§ What is being asked
Transcribe the records below from the first line to the line that includes "w, value: cases2019[i]", inclusive, and omit the pictures.

§ Input
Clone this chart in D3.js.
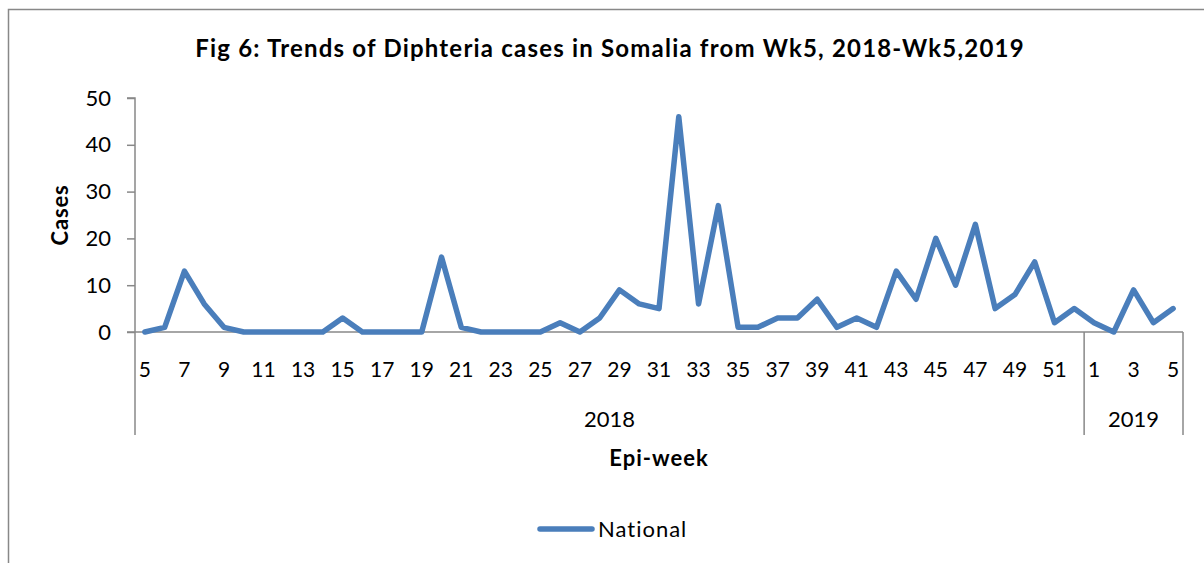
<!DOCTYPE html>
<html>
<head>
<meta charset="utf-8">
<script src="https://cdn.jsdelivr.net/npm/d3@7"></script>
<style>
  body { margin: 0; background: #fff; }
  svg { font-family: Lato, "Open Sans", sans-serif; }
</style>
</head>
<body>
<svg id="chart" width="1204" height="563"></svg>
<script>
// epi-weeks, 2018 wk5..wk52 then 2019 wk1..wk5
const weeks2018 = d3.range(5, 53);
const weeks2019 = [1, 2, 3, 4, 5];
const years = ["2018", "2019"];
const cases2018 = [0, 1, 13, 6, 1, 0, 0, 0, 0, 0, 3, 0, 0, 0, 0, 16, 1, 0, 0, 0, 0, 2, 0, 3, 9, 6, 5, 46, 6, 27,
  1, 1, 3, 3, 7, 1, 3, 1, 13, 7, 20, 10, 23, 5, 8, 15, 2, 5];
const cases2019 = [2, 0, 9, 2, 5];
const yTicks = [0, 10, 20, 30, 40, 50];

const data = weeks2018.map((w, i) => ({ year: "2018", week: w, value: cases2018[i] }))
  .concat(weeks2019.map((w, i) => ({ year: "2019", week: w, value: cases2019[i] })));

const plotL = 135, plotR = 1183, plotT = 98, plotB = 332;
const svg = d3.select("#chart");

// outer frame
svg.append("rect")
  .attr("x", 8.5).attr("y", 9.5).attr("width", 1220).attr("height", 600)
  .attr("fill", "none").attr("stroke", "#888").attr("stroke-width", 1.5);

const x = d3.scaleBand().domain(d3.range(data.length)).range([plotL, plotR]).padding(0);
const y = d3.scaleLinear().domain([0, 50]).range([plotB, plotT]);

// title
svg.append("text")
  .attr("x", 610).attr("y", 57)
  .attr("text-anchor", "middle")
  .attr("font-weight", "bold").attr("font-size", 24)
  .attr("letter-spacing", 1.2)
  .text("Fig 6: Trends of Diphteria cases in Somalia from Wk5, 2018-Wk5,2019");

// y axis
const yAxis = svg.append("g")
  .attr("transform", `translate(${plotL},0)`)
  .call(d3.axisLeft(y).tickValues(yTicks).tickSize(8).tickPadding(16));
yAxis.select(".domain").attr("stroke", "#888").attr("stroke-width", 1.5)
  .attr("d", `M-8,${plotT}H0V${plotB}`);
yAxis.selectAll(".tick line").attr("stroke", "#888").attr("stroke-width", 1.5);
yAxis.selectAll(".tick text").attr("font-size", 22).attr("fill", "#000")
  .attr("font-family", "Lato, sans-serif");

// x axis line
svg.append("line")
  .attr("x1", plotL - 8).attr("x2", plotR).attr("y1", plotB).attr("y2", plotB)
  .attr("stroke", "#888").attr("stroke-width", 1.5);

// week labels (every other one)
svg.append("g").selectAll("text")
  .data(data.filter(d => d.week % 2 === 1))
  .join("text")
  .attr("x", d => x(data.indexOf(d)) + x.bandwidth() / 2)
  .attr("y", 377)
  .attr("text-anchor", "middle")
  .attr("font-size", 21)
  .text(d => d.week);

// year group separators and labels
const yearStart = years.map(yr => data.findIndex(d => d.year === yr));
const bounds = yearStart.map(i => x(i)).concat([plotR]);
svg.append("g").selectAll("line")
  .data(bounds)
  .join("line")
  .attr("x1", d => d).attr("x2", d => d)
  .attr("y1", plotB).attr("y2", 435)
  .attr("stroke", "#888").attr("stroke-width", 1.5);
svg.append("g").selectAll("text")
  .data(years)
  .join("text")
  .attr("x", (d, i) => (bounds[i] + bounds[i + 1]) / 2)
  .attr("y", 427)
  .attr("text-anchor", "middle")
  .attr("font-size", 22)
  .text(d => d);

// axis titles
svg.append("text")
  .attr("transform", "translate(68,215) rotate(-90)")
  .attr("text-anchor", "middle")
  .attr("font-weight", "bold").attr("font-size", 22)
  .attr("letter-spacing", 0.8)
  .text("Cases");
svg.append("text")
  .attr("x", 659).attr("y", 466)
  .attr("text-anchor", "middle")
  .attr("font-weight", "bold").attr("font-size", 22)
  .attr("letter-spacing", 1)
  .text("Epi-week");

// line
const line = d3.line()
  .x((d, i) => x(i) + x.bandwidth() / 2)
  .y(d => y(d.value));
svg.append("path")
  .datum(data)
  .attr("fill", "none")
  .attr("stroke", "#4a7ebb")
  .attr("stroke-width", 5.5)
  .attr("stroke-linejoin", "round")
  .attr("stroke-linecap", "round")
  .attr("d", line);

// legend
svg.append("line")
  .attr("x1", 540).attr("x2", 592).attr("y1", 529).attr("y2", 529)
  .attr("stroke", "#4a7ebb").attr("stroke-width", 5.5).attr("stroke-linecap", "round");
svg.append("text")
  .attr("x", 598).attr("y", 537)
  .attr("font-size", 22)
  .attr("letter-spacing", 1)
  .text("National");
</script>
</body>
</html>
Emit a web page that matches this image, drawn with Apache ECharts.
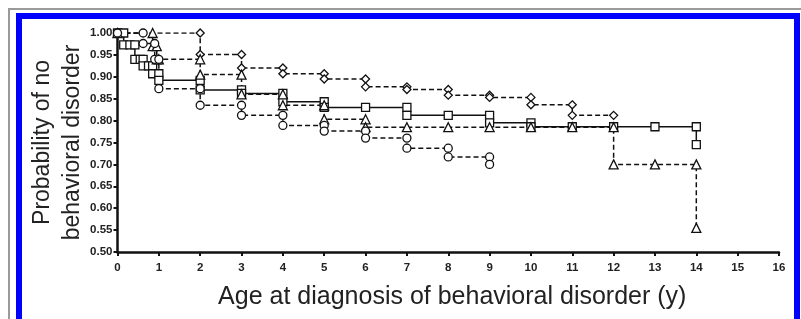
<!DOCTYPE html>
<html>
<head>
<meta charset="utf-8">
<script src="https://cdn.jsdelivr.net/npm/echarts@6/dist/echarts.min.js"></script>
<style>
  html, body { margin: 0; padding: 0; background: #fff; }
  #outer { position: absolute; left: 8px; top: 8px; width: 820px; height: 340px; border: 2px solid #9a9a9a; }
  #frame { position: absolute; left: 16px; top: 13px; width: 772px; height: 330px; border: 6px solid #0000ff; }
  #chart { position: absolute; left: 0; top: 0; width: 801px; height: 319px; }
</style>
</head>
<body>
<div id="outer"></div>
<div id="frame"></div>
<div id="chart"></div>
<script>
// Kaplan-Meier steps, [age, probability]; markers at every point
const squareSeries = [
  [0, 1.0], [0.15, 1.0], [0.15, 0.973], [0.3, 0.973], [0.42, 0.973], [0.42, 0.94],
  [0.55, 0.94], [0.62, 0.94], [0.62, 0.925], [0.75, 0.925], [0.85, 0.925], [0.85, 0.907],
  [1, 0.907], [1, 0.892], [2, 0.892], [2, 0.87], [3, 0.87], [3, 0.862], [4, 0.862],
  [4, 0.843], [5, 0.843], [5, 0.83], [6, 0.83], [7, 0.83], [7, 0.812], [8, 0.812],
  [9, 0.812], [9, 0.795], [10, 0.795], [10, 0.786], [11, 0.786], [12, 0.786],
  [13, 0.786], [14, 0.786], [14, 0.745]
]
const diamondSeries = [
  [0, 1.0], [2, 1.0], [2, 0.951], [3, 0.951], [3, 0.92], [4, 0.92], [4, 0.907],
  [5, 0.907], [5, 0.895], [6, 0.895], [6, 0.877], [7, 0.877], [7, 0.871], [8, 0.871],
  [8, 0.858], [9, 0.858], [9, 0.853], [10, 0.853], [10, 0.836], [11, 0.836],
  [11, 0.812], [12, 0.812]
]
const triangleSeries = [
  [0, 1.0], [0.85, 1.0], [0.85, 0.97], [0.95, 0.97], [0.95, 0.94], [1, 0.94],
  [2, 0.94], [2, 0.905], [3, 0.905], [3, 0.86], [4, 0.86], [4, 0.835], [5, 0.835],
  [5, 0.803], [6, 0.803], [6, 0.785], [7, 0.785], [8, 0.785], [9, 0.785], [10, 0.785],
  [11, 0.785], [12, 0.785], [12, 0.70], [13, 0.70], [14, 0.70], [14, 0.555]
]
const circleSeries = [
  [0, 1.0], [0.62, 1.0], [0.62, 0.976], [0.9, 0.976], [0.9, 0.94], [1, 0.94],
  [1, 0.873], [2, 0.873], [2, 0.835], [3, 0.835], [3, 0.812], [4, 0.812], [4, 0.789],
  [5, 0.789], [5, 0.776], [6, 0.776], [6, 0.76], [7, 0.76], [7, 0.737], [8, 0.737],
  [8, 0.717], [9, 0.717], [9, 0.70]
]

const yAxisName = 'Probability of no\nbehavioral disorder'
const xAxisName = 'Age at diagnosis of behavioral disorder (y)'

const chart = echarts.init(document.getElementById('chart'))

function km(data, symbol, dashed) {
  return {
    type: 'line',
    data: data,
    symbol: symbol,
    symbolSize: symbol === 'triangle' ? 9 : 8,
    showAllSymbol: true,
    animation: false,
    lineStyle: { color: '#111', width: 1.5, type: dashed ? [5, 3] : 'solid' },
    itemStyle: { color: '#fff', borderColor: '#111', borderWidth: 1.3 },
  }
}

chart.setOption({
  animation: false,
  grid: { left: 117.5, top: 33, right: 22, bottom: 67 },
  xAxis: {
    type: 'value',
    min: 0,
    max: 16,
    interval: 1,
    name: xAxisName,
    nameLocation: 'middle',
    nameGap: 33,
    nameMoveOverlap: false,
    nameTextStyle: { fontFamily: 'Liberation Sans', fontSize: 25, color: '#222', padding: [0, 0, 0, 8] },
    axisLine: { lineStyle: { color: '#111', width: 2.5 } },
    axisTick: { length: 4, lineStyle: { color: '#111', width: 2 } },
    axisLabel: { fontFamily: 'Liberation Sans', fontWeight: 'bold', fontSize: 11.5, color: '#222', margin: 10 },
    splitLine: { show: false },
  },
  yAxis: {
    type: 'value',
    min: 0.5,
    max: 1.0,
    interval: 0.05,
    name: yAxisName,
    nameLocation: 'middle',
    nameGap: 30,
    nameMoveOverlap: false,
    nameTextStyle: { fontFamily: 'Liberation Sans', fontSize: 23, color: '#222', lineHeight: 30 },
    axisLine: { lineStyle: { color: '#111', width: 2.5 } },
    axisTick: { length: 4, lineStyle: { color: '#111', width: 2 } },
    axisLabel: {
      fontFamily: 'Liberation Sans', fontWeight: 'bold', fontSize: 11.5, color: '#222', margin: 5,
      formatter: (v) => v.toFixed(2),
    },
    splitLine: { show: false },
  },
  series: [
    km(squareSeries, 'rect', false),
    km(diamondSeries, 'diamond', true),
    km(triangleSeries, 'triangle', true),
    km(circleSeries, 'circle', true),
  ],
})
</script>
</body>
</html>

§ Result of the task
Clone this chart in D3.js.
<!DOCTYPE html>
<html>
<head>
<meta charset="utf-8">
<script src="https://cdn.jsdelivr.net/npm/d3@7"></script>
<style>
  body { margin: 0; background: #fff; }
  svg { font-family: Lato, "Open Sans", sans-serif; }
</style>
</head>
<body>
<svg id="chart" width="1204" height="563"></svg>
<script>
// epi-weeks, 2018 wk5..wk52 then 2019 wk1..wk5
const weeks2018 = d3.range(5, 53);
const weeks2019 = [1, 2, 3, 4, 5];
const years = ["2018", "2019"];
const cases2018 = [0, 1, 13, 6, 1, 0, 0, 0, 0, 0, 3, 0, 0, 0, 0, 16, 1, 0, 0, 0, 0, 2, 0, 3, 9, 6, 5, 46, 6, 27,
  1, 1, 3, 3, 7, 1, 3, 1, 13, 7, 20, 10, 23, 5, 8, 15, 2, 5];
const cases2019 = [2, 0, 9, 2, 5];
const yTicks = [0, 10, 20, 30, 40, 50];

const data = weeks2018.map((w, i) => ({ year: "2018", week: w, value: cases2018[i] }))
  .concat(weeks2019.map((w, i) => ({ year: "2019", week: w, value: cases2019[i] })));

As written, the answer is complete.